В Петербурге эту связь уловили. Министр финансов М.Х. Рейтерн, к которому обратился Д.А. Толстой, не только отказал в назначении пенсии Стрелецкому за неимением в Государственном казначействе свободных средств, но и прочитал обер-прокурору короткое назидание: это «неудобно в том отношении, что может подать повод к мысли, что Православная церковь привлекает к себе не истиною своей, а материальными выгодами, которые предоставляются присоединяющимся к ней». Едва ли ригоризм лютеранина Рейтерна мог встретить понимание у виленских миссионеров-прагматиков. В конце концов, спустя год после принятия бывшим ксендзом православия, Синод выделил Стрелецкому пожизненное пособие в 300 рублей серебром в год «на счет капитала духовенства Западного края» [1134] .
1134
LVIA. F. 378. BS. 1866. B. 1137. L. 16 (отношение Кауфмана Толстому от 29 августа 1866 г.); РГИА. Ф. 797. Оп. 36. Отд. 4. Д. 56. Л. 18–18 об., 20–22 (отношение Рейтерна Толстому от 14 ноября 1866 г. и выписка из определения Св. Синода от февраля 1867 г.).

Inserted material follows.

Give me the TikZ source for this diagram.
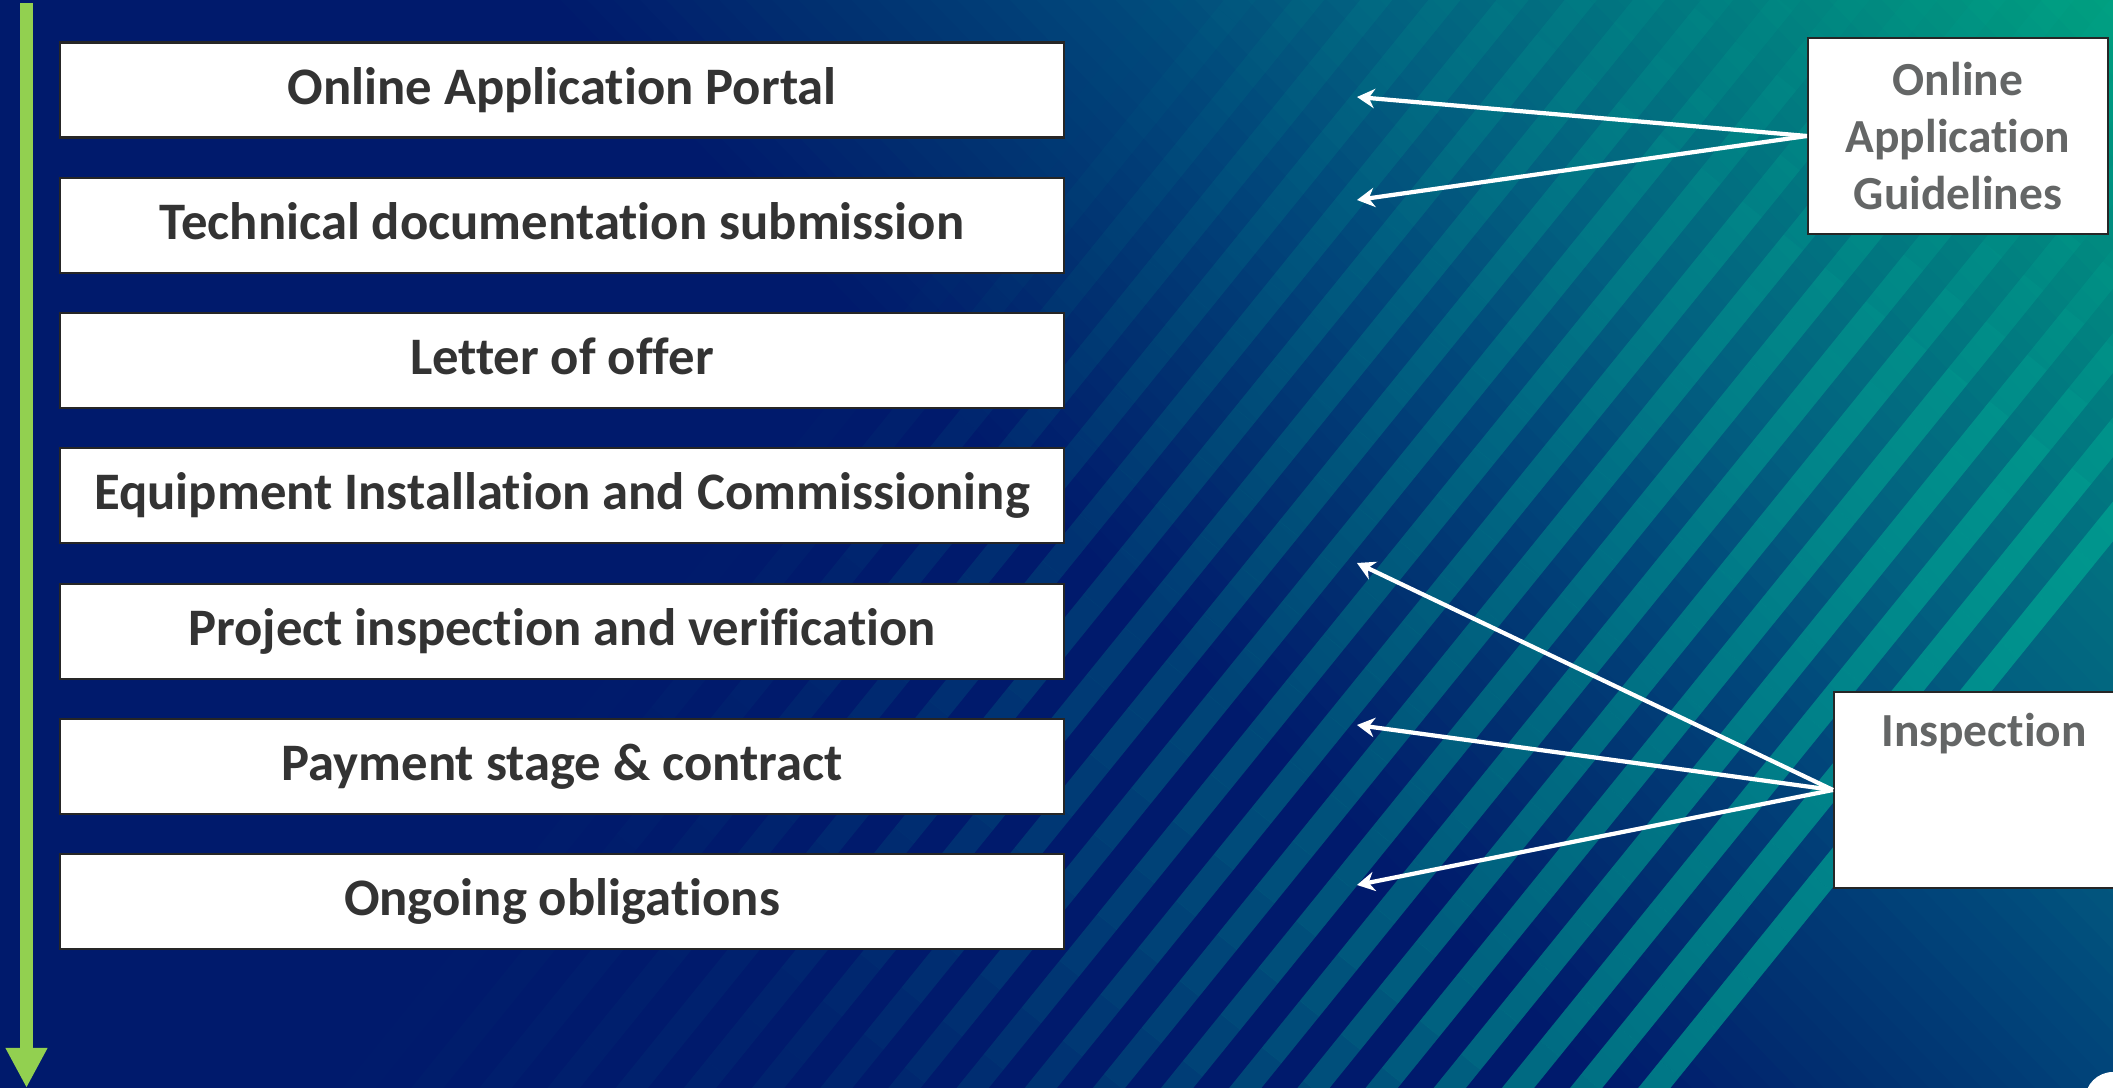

Показания противников массовых обращений о миссионерстве Стрелецкого составляют полный контраст идиллической картине, которую рисовали виленские власти. Вновь обратимся к записке Киркора: «Более всего рассказов о Подбржеском приходе. Настоятель оного, ксендз Стржелецкий, изъявил желание принять православие вместе со всеми своими прихожанами; на деле, однако, оказалось, что весьма немногие из прихожан сочувствовали этому желанию. Здесь-то потребовалось особенных усилий, чтобы поддержать достоинство заявления кс. Стржелецкого». «Анатомия» массового обращения описывается Киркором в подробностях, казалось бы, не оставляющих камня на камне от деклараций о сознательной смене веры:
[Военный начальник] является сам, поит крестьян водкой, подавая лично пример, уговаривает, целует, упрашивает, сулит золотые горы и, конечно, всегда найдет охотников получить 5 р. с. за изъявленное желание перейти в православие. Потом уезжает, предоставляя действовать полицейским чинам. Пьянство принимается в основу совращений. Давшие подписку являются деятельными сотрудниками. Непокорных же… стараются обратить на путь истины разными понудительными мерами, по возможности избегая телесных внушений, но более действуя на воображение. Так, напр., запирают на ночь в комнату, где обыкновенно ставят покойников; обливают холодной водой и сажают на ночь в ледник… и т. п. отеческие внушения [1135] .
1135
РГИА. Ф. 908. Оп. 1. Д. 271. Л. 18 об., 18.